» INSTRUCTION: Make an exact copy of all the material below, apart from the pictures.

» STORED DATA:
* * * * * * * * *

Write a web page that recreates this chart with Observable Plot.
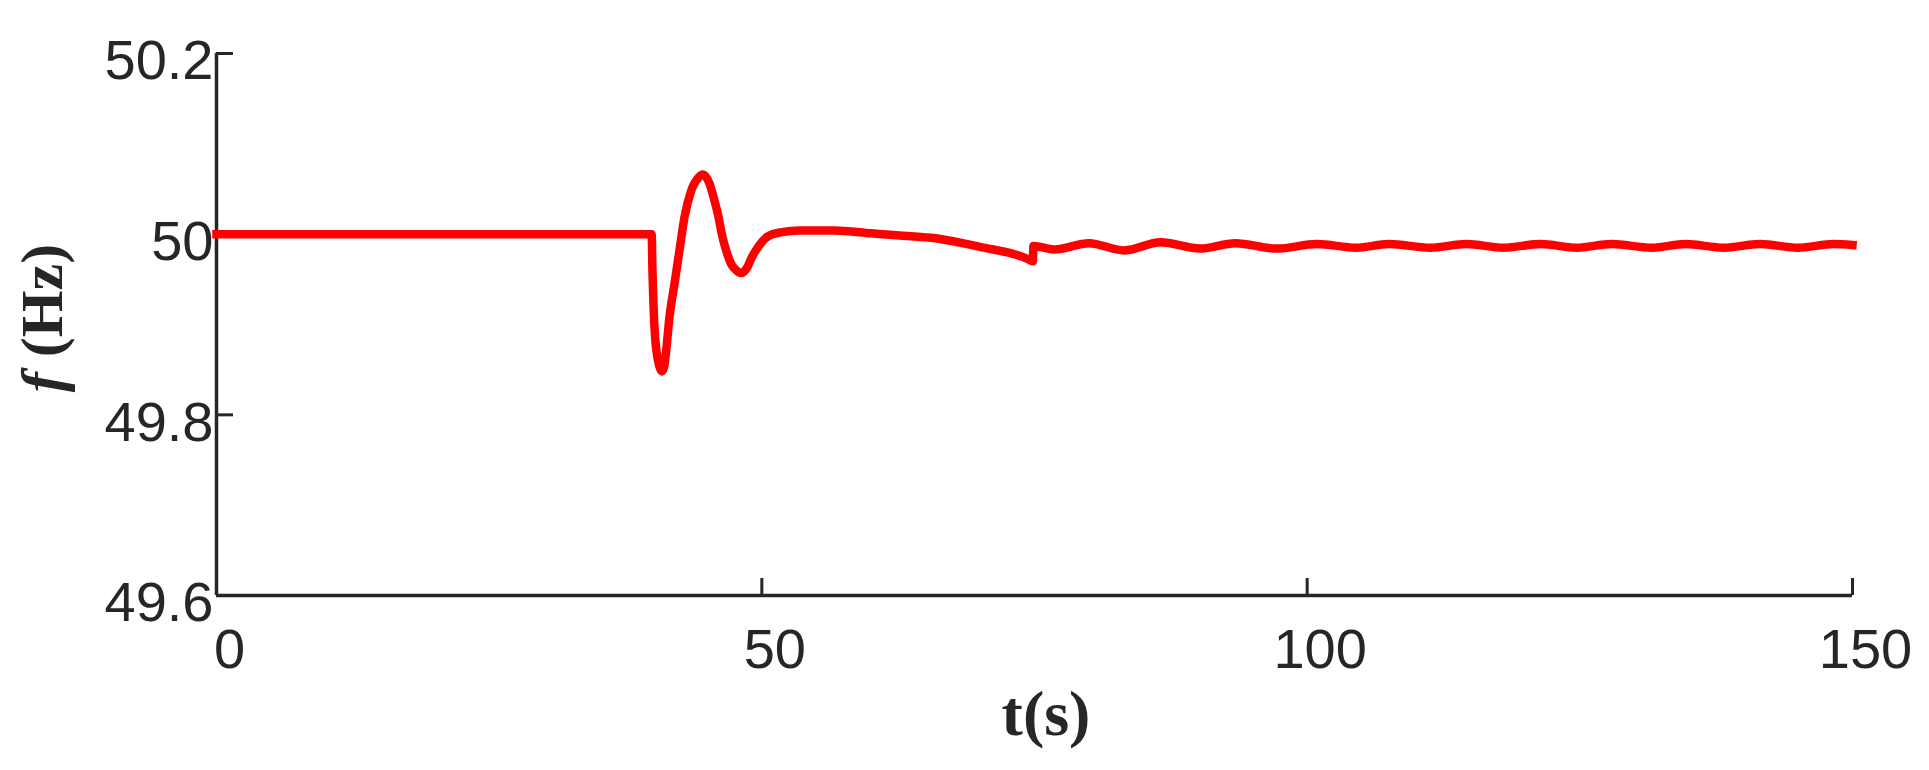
<!DOCTYPE html>
<html><head><meta charset="utf-8">
<script src="https://cdn.jsdelivr.net/npm/d3@7"></script>
<script src="https://cdn.jsdelivr.net/npm/@observablehq/plot@0.6"></script>
<style>body{margin:0;background:#fff}#chart{width:1929px;height:770px}</style>
</head><body><div id="chart"></div>
<script>
// time (s)
const time = [0, 39.9, 39.97, 40.07, 40.22, 40.45, 40.68, 40.86, 41.05, 41.23, 41.53, 41.99, 42.45, 42.91, 43.52, 44.22, 44.59, 45.2, 45.66, 46.03, 46.33, 46.73, 47.19, 47.58, 48.1, 48.6, 49.11, 49.72, 50.49, 51.71, 53.5, 56.6, 60, 62.1, 65.5, 70, 74.3, 74.85, 74.9, 76.8, 80.0, 83.2, 86.55, 90.2, 93.4, 97.2, 100.9, 104.5, 107.5, 111.3, 114.6, 118.0, 121.4, 124.7, 127.9, 131.6, 134.7, 138.2, 141.5, 145.0, 148.3, 150];
// frequency (Hz)
const freq = [50.0, 50.0, 49.96, 49.92, 49.885, 49.862, 49.851, 49.848, 49.854, 49.871, 49.908, 49.945, 49.982, 50.019, 50.048, 50.063, 50.066, 50.056, 50.037, 50.019, 50.0, 49.982, 49.967, 49.961, 49.957, 49.962, 49.975, 49.987, 49.997, 50.002, 50.004, 50.004, 50.001, 49.999, 49.996, 49.986, 49.973, 49.970, 49.987, 49.983, 49.990, 49.982, 49.991, 49.984, 49.990, 49.984, 49.989, 49.985, 49.989, 49.985, 49.989, 49.985, 49.989, 49.985, 49.989, 49.985, 49.989, 49.985, 49.989, 49.985, 49.989, 49.988];
const xTicks = [0, 50, 100, 150];
const yTicks = [49.6, 49.8, 50, 50.2];
const xTitle = "t(s)";
const yTitleItalic = "f";
const yTitleRest = " (Hz)";

const data = time.map((t, i) => ({t, f: freq[i]}));
const axisColor = "#262626";

const plot = Plot.plot({
  width: 1929, height: 770,
  marginLeft: 216, marginRight: 77, marginTop: 53, marginBottom: 175,
  style: {background: "#fff", fontFamily: "'Liberation Sans', Arial, sans-serif", fontSize: "56px", color: axisColor, overflow: "visible"},
  x: {domain: [0, 150]},
  y: {domain: [49.6, 50.2]},
  marks: [
    Plot.ruleX([0], {stroke: axisColor, strokeWidth: 3.5}),
    Plot.ruleY([49.6], {stroke: axisColor, strokeWidth: 3.5}),
    Plot.axisX({ticks: xTicks, tickSize: 0, tickPadding: 33, dx: 13, label: null, fill: axisColor, tickFormat: d => String(d)}),
    Plot.axisX({ticks: xTicks, tickSize: 17, dy: -17, fill: "none", label: null, stroke: axisColor, strokeWidth: 3}),
    Plot.axisY({ticks: yTicks, tickSize: 0, tickPadding: 3, dy: 8, label: null, fill: axisColor, tickFormat: d => String(+d.toFixed(1))}),
    Plot.axisY({ticks: yTicks, tickSize: 17, dx: 17, fill: "none", label: null, stroke: axisColor, strokeWidth: 3}),
    Plot.line(data, {x: "t", y: "f", stroke: "#ff0000", strokeWidth: 8.5, curve: "monotone-x", strokeLinecap: "square", strokeLinejoin: "round"})
  ]
});

const svg = d3.select(plot);
svg.append("text")
  .attr("transform", "translate(1046,735)")
  .attr("text-anchor", "middle")
  .style("font-family", "'Liberation Serif','Times New Roman',serif")
  .style("font-size", "64px").style("font-weight", "bold")
  .attr("fill", axisColor)
  .text(xTitle);
const yt = svg.append("text")
  .attr("transform", "translate(62,318) rotate(-90)")
  .attr("text-anchor", "middle")
  .style("font-family", "'Liberation Serif','Times New Roman',serif")
  .style("font-size", "60px").style("font-weight", "bold")
  .attr("fill", axisColor);
yt.append("tspan").style("font-style", "italic").text(yTitleItalic);
yt.append("tspan").text(yTitleRest);

document.getElementById("chart").appendChild(plot);
</script>
</body></html>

* * * * * * * * *

» TASK ANSWER:
Write a web page that recreates this chart with Observable Plot.
<!DOCTYPE html>
<html><head><meta charset="utf-8">
<script src="https://cdn.jsdelivr.net/npm/d3@7"></script>
<script src="https://cdn.jsdelivr.net/npm/@observablehq/plot@0.6"></script>
<style>body{margin:0;background:#fff}#chart{width:1929px;height:770px}</style>
</head><body><div id="chart"></div>
<script>
// time (s)
const time = [0, 39.9, 39.97, 40.07, 40.22, 40.45, 40.68, 40.86, 41.05, 41.23, 41.53, 41.99, 42.45, 42.91, 43.52, 44.22, 44.59, 45.2, 45.66, 46.03, 46.33, 46.73, 47.19, 47.58, 48.1, 48.6, 49.11, 49.72, 50.49, 51.71, 53.5, 56.6, 60, 62.1, 65.5, 70, 74.3, 74.85, 74.9, 76.8, 80.0, 83.2, 86.55, 90.2, 93.4, 97.2, 100.9, 104.5, 107.5, 111.3, 114.6, 118.0, 121.4, 124.7, 127.9, 131.6, 134.7, 138.2, 141.5, 145.0, 148.3, 150];
// frequency (Hz)
const freq = [50.0, 50.0, 49.96, 49.92, 49.885, 49.862, 49.851, 49.848, 49.854, 49.871, 49.908, 49.945, 49.982, 50.019, 50.048, 50.063, 50.066, 50.056, 50.037, 50.019, 50.0, 49.982, 49.967, 49.961, 49.957, 49.962, 49.975, 49.987, 49.997, 50.002, 50.004, 50.004, 50.001, 49.999, 49.996, 49.986, 49.973, 49.970, 49.987, 49.983, 49.990, 49.982, 49.991, 49.984, 49.990, 49.984, 49.989, 49.985, 49.989, 49.985, 49.989, 49.985, 49.989, 49.985, 49.989, 49.985, 49.989, 49.985, 49.989, 49.985, 49.989, 49.988];
const xTicks = [0, 50, 100, 150];
const yTicks = [49.6, 49.8, 50, 50.2];
const xTitle = "t(s)";
const yTitleItalic = "f";
const yTitleRest = " (Hz)";

const data = time.map((t, i) => ({t, f: freq[i]}));
const axisColor = "#262626";

const plot = Plot.plot({
  width: 1929, height: 770,
  marginLeft: 216, marginRight: 77, marginTop: 53, marginBottom: 175,
  style: {background: "#fff", fontFamily: "'Liberation Sans', Arial, sans-serif", fontSize: "56px", color: axisColor, overflow: "visible"},
  x: {domain: [0, 150]},
  y: {domain: [49.6, 50.2]},
  marks: [
    Plot.ruleX([0], {stroke: axisColor, strokeWidth: 3.5}),
    Plot.ruleY([49.6], {stroke: axisColor, strokeWidth: 3.5}),
    Plot.axisX({ticks: xTicks, tickSize: 0, tickPadding: 33, dx: 13, label: null, fill: axisColor, tickFormat: d => String(d)}),
    Plot.axisX({ticks: xTicks, tickSize: 17, dy: -17, fill: "none", label: null, stroke: axisColor, strokeWidth: 3}),
    Plot.axisY({ticks: yTicks, tickSize: 0, tickPadding: 3, dy: 8, label: null, fill: axisColor, tickFormat: d => String(+d.toFixed(1))}),
    Plot.axisY({ticks: yTicks, tickSize: 17, dx: 17, fill: "none", label: null, stroke: axisColor, strokeWidth: 3}),
    Plot.line(data, {x: "t", y: "f", stroke: "#ff0000", strokeWidth: 8.5, curve: "monotone-x", strokeLinecap: "square", strokeLinejoin: "round"})
  ]
});

const svg = d3.select(plot);
svg.append("text")
  .attr("transform", "translate(1046,735)")
  .attr("text-anchor", "middle")
  .style("font-family", "'Liberation Serif','Times New Roman',serif")
  .style("font-size", "64px").style("font-weight", "bold")
  .attr("fill", axisColor)
  .text(xTitle);
const yt = svg.append("text")
  .attr("transform", "translate(62,318) rotate(-90)")
  .attr("text-anchor", "middle")
  .style("font-family", "'Liberation Serif','Times New Roman',serif")
  .style("font-size", "60px").style("font-weight", "bold")
  .attr("fill", axisColor);
yt.append("tspan").style("font-style", "italic").text(yTitleItalic);
yt.append("tspan").text(yTitleRest);

document.getElementById("chart").appendChild(plot);
</script>
</body></html>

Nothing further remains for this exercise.